The seat had been held by Sir David Lidington of the Conservative party since April 1992. Mr Lidington recently announced that he would not be standing again.
Today, this paper spoke to the Green Party candidate for Aylesbury, Coral Simpson.
Ms Simpson, 36, is a single mother who was born in Scotland but moved to Buckinghamshire in early childhood and now lives in Aston Clinton.
She has a degree in working with children and young people from Bucks New University and currently works with children with learning disabilities and autism. She also runs a theatre company and a mindfulness and wellbeing group.
We asked Ms Simpson why she decided to run for the MP in Aylesbury. She explained:
“I think parliament needs some more green voices.
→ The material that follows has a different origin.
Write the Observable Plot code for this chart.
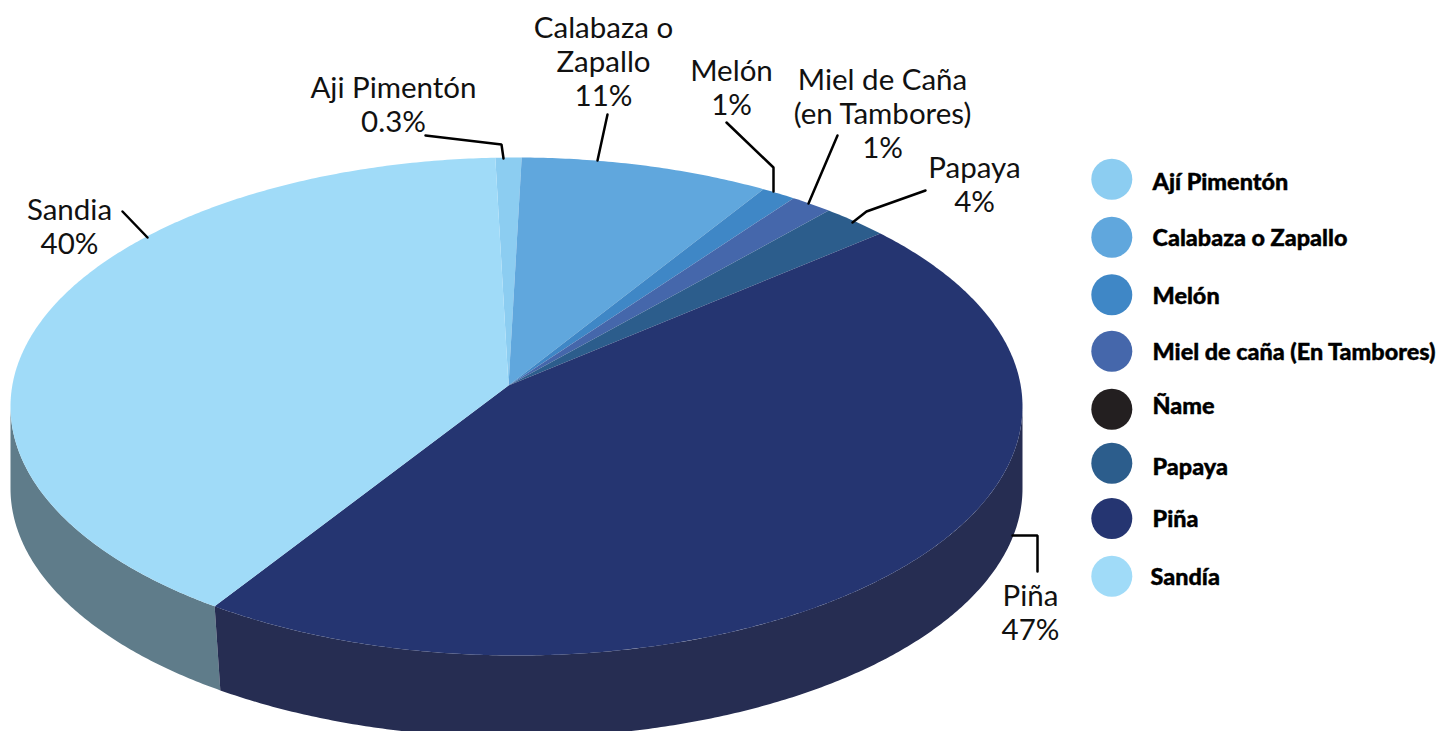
<!DOCTYPE html>
<html lang="es">
<head>
<meta charset="utf-8">
<title>Pie</title>
<script src="https://cdn.jsdelivr.net/npm/d3@7"></script>
<script src="https://cdn.jsdelivr.net/npm/@observablehq/plot@0.6"></script>
<style>
html,body{margin:0;padding:0;background:#fff;overflow:hidden}
svg{display:block}
</style>
</head>
<body>
<div id="chart"></div>
<script>
// Data
const legendNames = ["Ají Pimentón","Calabaza o Zapallo","Melón","Miel de caña (En Tambores)","Ñame","Papaya","Piña","Sandía"];
const legendColors = ["#8ccdf1","#60a7dd","#3f87c6","#4567ab","#231f20","#2c5d8c","#253571","#a0dbf8"];
const sliceNames = ["Ají Pimentón","Calabaza o Zapallo","Melón","Miel de caña (En Tambores)","Papaya","Piña","Sandía"];
// share of the rim each wedge takes as drawn (%)
const drawnShare = [0.83,7.95,1.11,1.36,2.19,47.4,39.16];
const calloutTexts = ["Aji Pimentón\n0.3%","Calabaza o\nZapallo\n11%","Melón\n1%","Miel de Caña\n(en Tambores)\n1%","Papaya\n4%","Piña\n47%","Sandia\n40%"];

// Layout
const W = 1437, H = 731;
const apex = [508,385], centre = [516,406], rx = 506, ry = 249, depth = 82;
const startDeg = -2.4;
const rim = (deg, dy=0) => {
  const a = deg*Math.PI/180;
  return {x: centre[0]+rx*Math.sin(a), y: centre[1]-ry*Math.cos(a)+dy};
};
const arc = (a,b,dy=0) => {
  const n = Math.max(2,Math.ceil(Math.abs(b-a)*2));
  return d3.range(n+1).map(i => rim(a+(b-a)*i/n,dy));
};
let cum = startDeg;
const wedges = sliceNames.flatMap((name,i) => {
  const a = cum, b = cum + drawnShare[i]*3.6; cum = b;
  return [{x:apex[0],y:apex[1]},...arc(a,b)].map(p => ({...p,name}));
});
const bounds = d3.cumsum(drawnShare).map(v => startDeg+v*3.6);
const pinaEnd = bounds[5];
const skew = -0.8;
const sideSandia = [...arc(pinaEnd,270),...arc(270,pinaEnd+skew,depth)];
const sidePina = [...arc(90,pinaEnd),...arc(pinaEnd+skew,90,depth)];

const calloutX = [393,603,731,882,974,1030,69];
const calloutY = [103.5,61,87,112.5,183.5,611.5,226];
const leaders = [
  [[425,135],[501,144],[503,158]],
  [[607,114],[597,160]],
  [[726,122],[773,167],[773,191]],
  [[837,135],[808,203]],
  [[925,190],[866,211],[852,222]],
  [[1012,535],[1037,535],[1037,571]],
  [[122,211],[147,237]]
].flatMap((pts,k)=>pts.map(([x,y])=>({x,y,k})));
const legendDotY = [178.7,236.7,294.3,350.7,408.7,462.7,518,575.7];
const legendTextY = [182,238,296,352,406,467,519,577];
const legendTextX = [1152,1152,1152,1152,1152,1152,1152,1150];
const legendRows = legendNames.map((name,i)=>({name,dy:legendDotY[i],ty:legendTextY[i],tx:legendTextX[i]}));
const callouts = calloutTexts.map((t,i)=>({t,x:calloutX[i],y:calloutY[i]}));

const chart = Plot.plot({
  width:W,height:H,margin:0,
  style:{background:"#fff",fontFamily:"Lato, sans-serif"},
  x:{domain:[0,W],range:[0,W],axis:null},
  y:{domain:[0,H],range:[0,H],axis:null},
  color:{domain:legendNames,range:legendColors},
  marks:[
    Plot.line(sideSandia,{x:"x",y:"y",fill:"#5f7c8a",stroke:"none"}),
    Plot.line(sidePina,{x:"x",y:"y",fill:"#262d52",stroke:"none"}),
    Plot.line(wedges,{x:"x",y:"y",z:"name",fill:"name",stroke:"none"}),
    Plot.line(leaders,{x:"x",y:"y",z:"k",stroke:"#000",strokeWidth:2.5,strokeLinejoin:"miter"}),
    Plot.text(callouts,{x:"x",y:"y",text:"t",fontSize:29.5,lineHeight:1.15,fill:"#111",fontWeight:400}),
    Plot.dot(legendRows,{x:()=>1111.3,y:"dy",r:20.5,fill:"name",stroke:"none"}),
    Plot.text(legendRows,{x:"tx",y:"ty",text:"name",textAnchor:"start",fontSize:23.4,fontWeight:900,fill:"#000",stroke:"#000",strokeWidth:0.4})
  ]
});
document.getElementById("chart").append(chart);
</script>
</body>
</html>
I've been in this area all of my life and we're so lucky to live in such a beautiful place - The Chilterns is an area of outstanding natural beauty - and it just makes me feel really sad that if we don't work hard to protect our environment and our future we could start losing it.”
Regarding HS2, the Green Party candidate said:
"As Greens we're pro public transport, however I'm not convinced that HS2 is the answer to public transport issues. I know there's talk of being able to move freight quicker but for the money that it's costing I'm not convinced it's worth the decimation of ancient woodlands, burial grounds and disrupting communities."
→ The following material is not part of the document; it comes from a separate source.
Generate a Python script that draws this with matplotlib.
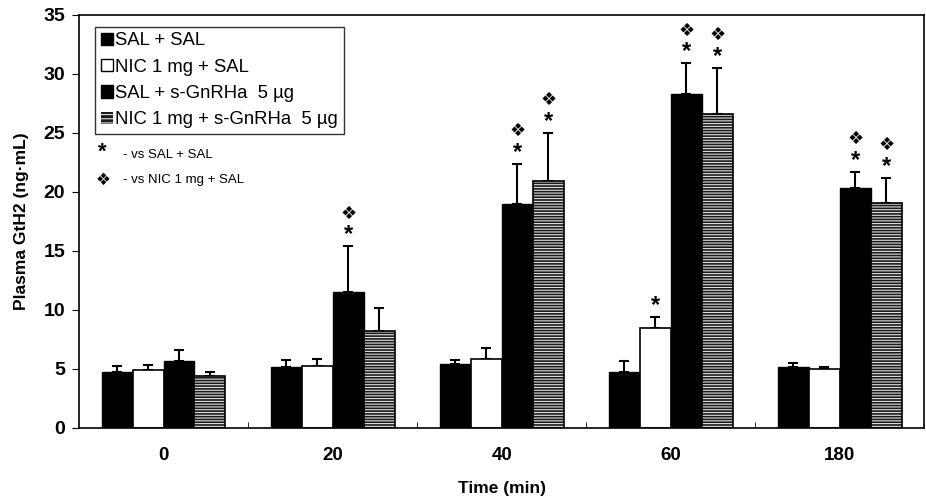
import matplotlib
matplotlib.use("Agg")
import matplotlib.pyplot as plt
import numpy as np
from matplotlib.patches import Patch

plt.rcParams['font.family'] = ['Liberation Sans', 'DejaVu Sans']
plt.rcParams['hatch.linewidth'] = 0.8

categories = ['0', '20', '40', '60', '180']
series_names = ['SAL + SAL', 'NIC 1 mg + SAL', 'SAL + s-GnRHa  5 µg', 'NIC 1 mg + s-GnRHa  5 µg']
means = [
    [4.75, 5.2, 5.4, 4.75, 5.2],
    [4.9, 5.25, 5.85, 8.5, 5.0],
    [5.7, 11.5, 19.0, 28.3, 20.3],
    [4.4, 8.2, 20.9, 26.6, 19.1],
]
sems = [
    [0.5, 0.6, 0.4, 0.95, 0.3],
    [0.45, 0.6, 0.95, 0.9, 0.15],
    [0.9, 3.9, 3.4, 2.6, 1.4],
    [0.35, 2.0, 4.1, 3.9, 2.1],
]
# (series index, group index)
star_marks = [(2, 1), (2, 2), (3, 2), (1, 3), (2, 3), (3, 3), (2, 4), (3, 4)]
diamond_marks = [(2, 1), (2, 2), (3, 2), (2, 3), (3, 3), (2, 4), (3, 4)]

fig = plt.figure(figsize=(9.26, 4.98), dpi=100)
ax = fig.add_axes([0.0853, 0.1406, 0.913, 0.8294])

x = np.arange(len(categories))
w = 0.183
offsets = (np.arange(4) - 1.5) * w

for i in range(4):
    xs = x + offsets[i]
    if i == 0 or i == 2:
        ax.bar(xs, means[i], w, color='black', edgecolor='black', linewidth=1, zorder=2)
    elif i == 1:
        ax.bar(xs, means[i], w, color='white', edgecolor='black', linewidth=1.2, zorder=2)
    else:
        ax.bar(xs, means[i], w, color='#1a1a1a', edgecolor='#e0e0e0', hatch='------', linewidth=0, zorder=2)
        ax.bar(xs, means[i], w, fill=False, edgecolor='black', linewidth=1.2, zorder=3)
    ax.errorbar(xs, means[i], yerr=[np.zeros(5), sems[i]], fmt='none', ecolor='black',
                elinewidth=1.5, capsize=3.5, capthick=1.5, zorder=1)

for (s, g) in star_marks:
    top = means[s][g] + sems[s][g]
    ax.annotate('*', (x[g] + offsets[s], top), xytext=(0, 0), textcoords='offset points',
                ha='center', va='bottom', fontsize=17, fontweight='bold')
for (s, g) in diamond_marks:
    top = means[s][g] + sems[s][g]
    ax.annotate('❖', (x[g] + offsets[s], top), xytext=(0, 17), textcoords='offset points',
                ha='center', va='bottom', fontsize=13, family=['DejaVu Sans'])

ax.set_xlim(-0.5, 4.5)
ax.set_ylim(0, 35)
ax.set_yticks(np.arange(0, 36, 5))
ax.set_xticks(x)
ax.set_xticklabels(categories, fontsize=13.5, fontweight='bold')
ax.tick_params(axis='x', length=0, pad=14)
ax.set_xticks(np.arange(0.5, 4.5, 1), minor=True)
ax.tick_params(axis='x', which='minor', direction='in', length=4)
ax.tick_params(axis='y', labelsize=14, direction='out', length=5, pad=5)
for lab in ax.get_yticklabels():
    lab.set_fontweight('bold')
for sp in ax.spines.values():
    sp.set_linewidth(1.2)

ax.set_ylabel('Plasma GtH2 (ng·mL)', fontsize=12.5, fontweight='bold', labelpad=10)
ax.set_xlabel('Time (min)', fontsize=12.5, fontweight='bold', labelpad=12)

handles = [
    Patch(facecolor='black', edgecolor='black'),
    Patch(facecolor='white', edgecolor='black'),
    Patch(facecolor='black', edgecolor='black'),
    Patch(facecolor='#1a1a1a', edgecolor='#e0e0e0', hatch='----', linewidth=0),
]
leg = ax.legend(handles, series_names, loc='upper left', bbox_to_anchor=(0.019, 0.971),
                fontsize=13.3, frameon=True, fancybox=False, edgecolor='black',
                handlelength=0.65, handleheight=0.65, handletextpad=0.15, borderpad=0.3,
                labelspacing=0.5, borderaxespad=0)
leg.get_frame().set_linewidth(1.0)

ax.text(0.028, 0.668, '*', transform=ax.transAxes, fontsize=16, fontweight='bold', ha='center', va='center')
ax.text(0.052, 0.661, '- vs SAL + SAL', transform=ax.transAxes, fontsize=9.5, ha='left', va='center')
ax.text(0.028, 0.600, '❖', transform=ax.transAxes, fontsize=12, ha='center', va='center', family=['DejaVu Sans'])
ax.text(0.052, 0.600, '- vs NIC 1 mg + SAL', transform=ax.transAxes, fontsize=9.5, ha='left', va='center')

fig.savefig('out.png', dpi=100)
"It's gone so far over budget and that money could be better spent elsewhere."
Brexit has changed the way many people plan to vote in the upcoming election, with party loyalties being upended and the issue of EU membership instead taking priority. Ms Simpson told us:
“I'm a staunch remainer, I always have been. I think now, three and a half years down the line, we're no closer to anything. I can't see the benefit of it. No one's managed to give me a well reasoned argument as to why it is a benefit to the country. The EU is not perfect but I think it's better to remain and reform than it is to separate. Protectionism is not the way to go right now. We've just been given 12 years to tackle climate change and we can do that better as a team on a global stage. So I would campaign for a People's Vote.”
We asked Ms Simpson what other issues she thinks are particularly important for Aylesbury and the country. She said:
“I don't think there is any bigger issue than the climate crisis. One of the reasons Brexit infuriates me is because for the last three and a half years we've been arguing about Brexit when we should have been trying to figure out how we're going to solve the climate crisis. We can't reverse what we've done but what we can do is damage control - it's for our kids!”
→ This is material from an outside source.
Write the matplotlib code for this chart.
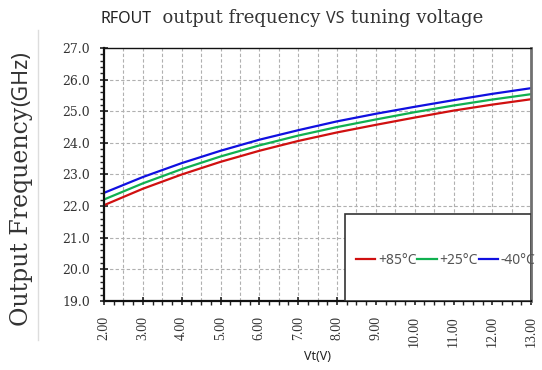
import matplotlib
matplotlib.use("Agg")
import matplotlib.pyplot as plt
from matplotlib.patches import Rectangle
from matplotlib.lines import Line2D
from matplotlib.ticker import MultipleLocator, FormatStrFormatter

# tuning voltage (V)
vt = [2, 3, 4, 5, 6, 7, 8, 9, 10, 11, 12, 13]
# output frequency (GHz) per temperature
f_85 = [22.03, 22.55, 23.00, 23.40, 23.75, 24.06, 24.33, 24.57, 24.80, 25.02, 25.21, 25.38]
f_25 = [22.21, 22.72, 23.17, 23.57, 23.92, 24.23, 24.50, 24.74, 24.97, 25.18, 25.37, 25.54]
f_m40 = [22.42, 22.92, 23.36, 23.75, 24.10, 24.40, 24.68, 24.92, 25.14, 25.35, 25.55, 25.73]
labels = ["+85°C", "+25°C", "-40°C"]
colors = ["#d01010", "#10b050", "#1010e0"]

serif = "DejaVu Serif"
sans = "Noto Sans"

fig = plt.figure(figsize=(5.42, 3.70), dpi=100)
ax = fig.add_axes([0.192, 0.1865, 0.788, 0.6838])

lines = []
for ys, c in zip([f_85, f_25, f_m40], colors):
    l, = ax.plot(vt, ys, color=c, lw=1.6)
    lines.append(l)

ax.set_xlim(2, 13)
ax.set_ylim(19, 27)
ax.xaxis.set_major_locator(MultipleLocator(1))
ax.xaxis.set_minor_locator(MultipleLocator(0.25))
ax.yaxis.set_major_locator(MultipleLocator(1))
ax.yaxis.set_minor_locator(MultipleLocator(0.2))
ax.xaxis.set_major_formatter(FormatStrFormatter("%.2f"))
ax.yaxis.set_major_formatter(FormatStrFormatter("%.1f"))

# grid: vertical every 0.5 V, horizontal every 1 GHz
for x in [2.5 + 0.5 * i for i in range(21)]:
    ax.axvline(x, color="#b0b0b0", lw=0.8, ls=(0, (3, 2)), zorder=0)
for y in range(20, 27):
    ax.axhline(y, color="#b0b0b0", lw=0.8, ls=(0, (3, 2)), zorder=0)

ax.tick_params(axis="both", which="major", direction="inout", length=6, width=1.2, color="#222222")
ax.tick_params(axis="both", which="minor", direction="out", length=3, width=1.0, color="#222222")
ax.tick_params(axis="x", which="major", labelsize=9, labelrotation=90, pad=8)
ax.tick_params(axis="y", which="major", labelsize=9, pad=7)
for t in ax.get_xticklabels():
    t.set_fontfamily("Liberation Serif")
    t.set_fontsize(10)
    t.set_color("#333333")
for t in ax.get_yticklabels():
    t.set_fontfamily(serif)
    t.set_color("#333333")

for s in ["left", "bottom"]:
    ax.spines[s].set_linewidth(1.6)
    ax.spines[s].set_color("#111111")
ax.spines["top"].set_linewidth(1.0)
ax.spines["top"].set_color("#111111")
ax.spines["right"].set_linewidth(2.0)
ax.spines["right"].set_color("#707070")

ax.set_xlabel("Vt(V)", fontsize=9, family=sans, color="#222222", labelpad=2)

# legend box
ax.add_patch(Rectangle((0.564, 0.0), 0.436, 0.344, transform=ax.transAxes,
                       facecolor="white", edgecolor="#333333", lw=1.2, zorder=5))
leg = ax.legend(lines, labels, ncol=3, frameon=False, loc="center",
                bbox_to_anchor=(0.80, 0.16), handlelength=1.4, handletextpad=0.2,
                columnspacing=0.05, prop={"family": sans, "size": 10})
leg.set_zorder(6)
for t in leg.get_texts():
    t.set_color("#555555")

# title composed of mixed fonts
prev = fig.text(0.185, 0.938, "RFOUT", fontsize=11.5, family=sans, color="#222222", va="baseline")
for txt, fam, fs in [("  output frequency ", serif, 13), ("VS", sans, 11.5), (" tuning voltage", serif, 13)]:
    prev = ax.annotate(txt, xy=(1, 0), xycoords=prev, va="bottom", ha="left",
                       fontsize=fs, family=fam, color="#333333", annotation_clip=False)

# y label composed of mixed fonts (rotated)
prev = fig.text(0.040, 0.12, "Output Frequency", fontsize=17, family=serif, color="#333333",
                rotation=90, ha="center", va="bottom")
ax.annotate("(GHz)", xy=(0.5, 1), xycoords=prev, va="bottom", ha="center",
            fontsize=15.5, family=sans, fontweight="bold", color="#333333",
            rotation=90, annotation_clip=False)

# faint separator line at the left
fig.add_artist(Line2D([0.07, 0.07], [0.08, 0.92], color="#dddddd", lw=1))

fig.savefig("out.png", dpi=100)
“Another big issue for me is the NHS. I worry greatly that it's not going to survive. It's chronically under-funded and chronically under-staffed and the vulnerable, the sick and the needy they are the ones who are suffering the most.”
Finally, we asked Ms Simpson what she likes to do away from politics. She said:
“I'm a keen musician, I sing and I'm a girl-guider. I run a rainbow's group in my local village so that's really fun. I also like being outside so I spend a lot of time camping in the summer and going to festivals.”